Once the circuit is assembled, it's time to test it. Plug in the circuit to main supplies and change variable resistance. Take the voltage and current readings at the output terminal of the power circuit using a multimeter. Then connect fixed resistances as load and check the voltage and current readings again.
At the LM317 side of the circuit, input voltage was 24V and on adjusting the variable resistance, the output voltage read between 1.25 to 22V when no load was connected.
When a load is connected at the output the maximum voltage is read 20V. With a load of 50Ω resistance, the output voltage is read 16 V showing a voltage drop of 4 V. The output current is measured 300 mA so the power dissipation at load of 50Ω resistance is as follows-
Pout = (Vin – Vout)*Iout
Pout = (24-16) *(0.3)
Pout = 2.4W
At the LM337 side of the circuit, input voltage was -24V and on adjusting the variable resistance, the output voltage read between -1.25 to -22V when no load was connected.

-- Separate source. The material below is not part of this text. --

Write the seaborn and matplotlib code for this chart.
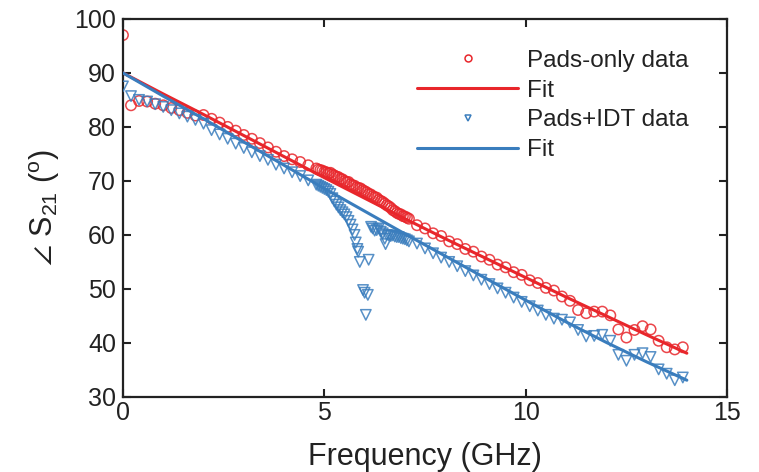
import matplotlib
matplotlib.use("Agg")
import matplotlib.pyplot as plt
import seaborn as sns
import pandas as pd
from matplotlib.lines import Line2D

# ---------------- data ----------------
pads_freq = [0.0, 0.2, 0.4, 0.6, 0.8, 1.0, 1.2, 1.4, 1.6, 1.8, 2.0, 2.2, 2.4, 2.6, 2.8,
             3.0, 3.2, 3.4, 3.6, 3.8, 4.0, 4.2, 4.4, 4.6, 4.8,
             4.85, 4.90, 4.95, 5.00, 5.05, 5.10, 5.15, 5.20, 5.25, 5.30, 5.35, 5.40, 5.45,
             5.50, 5.55, 5.60, 5.65, 5.70, 5.75, 5.80, 5.85, 5.90, 5.95, 6.00, 6.05, 6.10,
             6.15, 6.20, 6.25, 6.30, 6.35, 6.40, 6.45, 6.50, 6.55, 6.60, 6.65, 6.70, 6.75,
             6.80, 6.85, 6.90, 6.95, 7.00, 7.05, 7.10,
             7.3, 7.5, 7.7, 7.9, 8.1, 8.3, 8.5, 8.7, 8.9, 9.1, 9.3, 9.5, 9.7, 9.9, 10.1,
             10.3, 10.5, 10.7,
             10.9, 11.1, 11.3, 11.5, 11.7, 11.9, 12.1, 12.3, 12.5, 12.7, 12.9, 13.1, 13.3,
             13.5, 13.7, 13.9]
pads_phase = [97.0, 84.0, 84.8, 84.7, 84.3, 84.0, 83.5, 83.1, 82.6, 82.1, 82.2, 81.5, 80.8,
              80.0, 79.3, 78.5, 77.8, 77.0, 76.2, 75.4, 74.6, 74.0, 73.5, 72.9, 72.3,
              72.1, 72.0, 71.9, 71.7, 71.6, 71.4, 71.5, 71.2, 71.0, 70.8, 70.7, 70.4, 70.3,
              70.0, 69.8, 69.8, 69.4, 69.2, 69.1, 68.8, 68.7, 68.6, 68.3, 68.1, 67.9, 67.6,
              67.5, 67.2, 67.0, 66.9, 66.5, 66.3, 66.1, 65.8, 65.5, 65.3, 65.0, 64.6, 64.4,
              64.1, 63.9, 63.8, 63.5, 63.4, 63.2, 63.0,
              61.8, 61.2, 60.3, 59.8, 58.8, 58.3, 57.4, 56.9, 56.0, 55.4, 54.5, 54.0, 53.1,
              52.6, 51.6, 51.1, 50.2, 49.7,
              48.6, 47.8, 46.1, 45.5, 45.8, 45.8, 45.1, 42.5, 41.0, 42.4, 43.1, 42.5, 40.4,
              39.2, 38.8, 39.2]

idt_freq = [0.0, 0.2, 0.4, 0.6, 0.8, 1.0, 1.2, 1.4, 1.6, 1.8, 2.0, 2.2, 2.4, 2.6, 2.8,
            3.0, 3.2, 3.4, 3.6, 3.8, 4.0, 4.2, 4.4, 4.6, 4.8,
            4.85, 4.90, 4.95, 5.00, 5.05, 5.10, 5.15, 5.20, 5.25, 5.30, 5.35, 5.40, 5.45,
            5.50, 5.55, 5.60, 5.65, 5.70, 5.75, 5.78, 5.82, 5.84, 5.88, 5.96, 6.00, 6.03,
            6.08, 6.10, 6.16, 6.20, 6.25, 6.30, 6.35, 6.40, 6.45, 6.50, 6.52, 6.55, 6.60,
            6.65, 6.70, 6.75, 6.80, 6.85, 6.90, 6.95, 7.00, 7.05, 7.10,
            7.3, 7.5, 7.7, 7.9, 8.1, 8.3, 8.5, 8.7, 8.9, 9.1, 9.3, 9.5, 9.7, 9.9, 10.1,
            10.3, 10.5, 10.7,
            10.9, 11.1, 11.3, 11.5, 11.7, 11.9, 12.1, 12.3, 12.5, 12.7, 12.9, 13.1, 13.3,
            13.5, 13.7, 13.9]
idt_phase = [87.5, 85.7, 85.0, 84.7, 84.2, 83.7, 83.1, 82.5, 81.9, 81.3, 80.6, 79.4, 78.6,
             77.8, 76.9, 76.1, 75.3, 74.6, 73.9, 73.0, 72.3, 71.6, 70.9, 70.1, 69.3,
             69.1, 68.9, 68.7, 68.5, 68.3, 68.0, 67.6, 66.8, 66.2, 65.6, 65.1, 64.6, 64.2,
             63.8, 63.3, 62.6, 61.9, 61.0, 60.0, 58.6, 57.4, 56.9, 55.0, 49.8, 49.3, 45.2,
             48.9, 55.4, 61.5, 61.2, 60.8, 60.9, 61.2, 60.6, 60.3, 59.3, 58.3, 60.0, 59.9,
             59.8, 59.9, 59.7, 59.6, 59.6, 59.4, 59.3, 59.2, 59.0, 58.8,
             58.4, 57.5, 56.6, 55.8, 55.0, 54.2, 53.3, 52.5, 51.7, 50.9, 50.1, 49.3, 48.4,
             47.6, 46.8, 46.0, 45.2, 44.5,
             44.3, 43.8, 42.4, 41.2, 41.3, 41.5, 40.4, 37.8, 36.7, 37.8, 38.1, 37.4, 35.1,
             34.3, 33.1, 33.6]

fit_freq = [0, 1, 2, 3, 4, 5, 6, 7, 8, 9, 10, 11, 12, 13, 14]
pads_fit = [90.0, 86.1, 82.3, 78.4, 74.5, 70.6, 66.8, 63.0, 59.3, 55.7, 52.1, 48.5, 45.0, 41.5, 38.1]
idt_fit = [90.0, 85.7, 81.5, 77.2, 72.9, 68.6, 64.4, 60.2, 56.1, 52.0, 47.9, 43.9, 40.1, 36.5, 33.1]

labels = ["Pads-only data", "Fit", "Pads+IDT data", "Fit"]
x_ticks = [0, 5, 10, 15]
y_ticks = [30, 40, 50, 60, 70, 80, 90, 100]

RED = "#e8262b"
BLUE = "#3a7dbd"
DARK = "#222222"

# ---------------- style ----------------
sns.set_style("ticks")
plt.rcParams["font.family"] = ["Liberation Sans", "DejaVu Sans"]
plt.rcParams["mathtext.fontset"] = "custom"
plt.rcParams["mathtext.rm"] = "Liberation Sans"
plt.rcParams["mathtext.it"] = "Liberation Sans:italic"
plt.rcParams["mathtext.bf"] = "Liberation Sans:bold"
plt.rcParams["mathtext.fallback"] = "stixsans"
plt.rcParams["mathtext.default"] = "regular"

fig = plt.figure(figsize=(7.59, 4.72), dpi=100)
ax = fig.add_axes([0.162, 0.159, 0.796, 0.801])

pads_df = pd.DataFrame({"f": pads_freq, "v": pads_phase})
idt_df = pd.DataFrame({"f": idt_freq, "v": idt_phase})
fit_df = pd.DataFrame({"f": fit_freq, "pads": pads_fit, "idt": idt_fit})

sns.scatterplot(data=pads_df, x="f", y="v", marker="o", s=56, facecolor="none",
                edgecolor=RED, linewidth=1.1, alpha=0.85, ax=ax, zorder=2)
sns.lineplot(data=fit_df, x="f", y="pads", color=RED, linewidth=2.2, estimator=None,
             ax=ax, zorder=3)
sns.scatterplot(data=idt_df, x="f", y="v", marker="v", s=56, facecolor="none",
                edgecolor=BLUE, linewidth=1.1, alpha=0.85, ax=ax, zorder=4)
sns.lineplot(data=fit_df, x="f", y="idt", color=BLUE, linewidth=2.2, estimator=None,
             ax=ax, zorder=5)

ax.set_xlim(0, 15)
ax.set_ylim(30, 100)
ax.set_xticks(x_ticks)
ax.set_yticks(y_ticks)
ax.tick_params(direction="in", length=6, width=1.5, top=True, right=True,
               labelsize=18, colors=DARK)
ax.tick_params(axis="x", pad=3)
ax.tick_params(axis="y", pad=5)
for sp in ax.spines.values():
    sp.set_linewidth(1.6)
    sp.set_color(DARK)
    sp.set_visible(True)

ax.set_xlabel("Frequency (GHz)", fontsize=22, color=DARK, labelpad=12)
ax.set_ylabel(r"$\angle$ S$_{21}$ ($^{o}$)", fontsize=22, color=DARK, labelpad=9)

handles = [
    Line2D([], [], marker="o", linestyle="none", markerfacecolor="none",
           markeredgecolor=RED, markersize=5, markeredgewidth=1.1),
    Line2D([], [], color=RED, linewidth=2.2),
    Line2D([], [], marker="v", linestyle="none", markerfacecolor="none",
           markeredgecolor=BLUE, markersize=5, markeredgewidth=1.1),
    Line2D([], [], color=BLUE, linewidth=2.2),
]
ax.legend(handles, labels, loc="upper left", bbox_to_anchor=(0.487, 0.918),
          frameon=False, fontsize=17.5, handlelength=4.15, handletextpad=0.37,
          labelspacing=0.32, borderpad=0, borderaxespad=0, labelcolor=DARK)

fig.savefig("out.png", dpi=100)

When a load is connected at the output the maximum voltage is read -20V. With a load of 50Ω resistance, the output voltage is read 17.5 V showing a voltage drop of 2.5 V. The output current is measured 320 mA so the power dissipation at load of 50Ω resistance is as follows-
Pout = (Vin – Vout)*Iout
Pout = (-24 - (-17.5)) *(0.32) (power dissipation cannot be negative)
Pout = 2.08W
During testing of the circuit, it was analyzed that when current demand increases at the output then the output voltage starts reducing. As the current demand increases, 317 and 337 ICs start heating up and ICs take more drop across them which reduce the output voltages. As from the above practical experience, power dissipation in both the ICs is found greater than their internal tolerable limits. So it is recommended to use heat sinks to aid cooling the ICs and to increase the lifespan of these voltage regulator ICs.
The power supply circuit designed in this project can be used as power adaptor for electronic devices and can be used with chipsets that need a negative power supply. The circuit can be used to power electronic components like OP-AMPS, Bipolar amplifiers, and constant current regulators.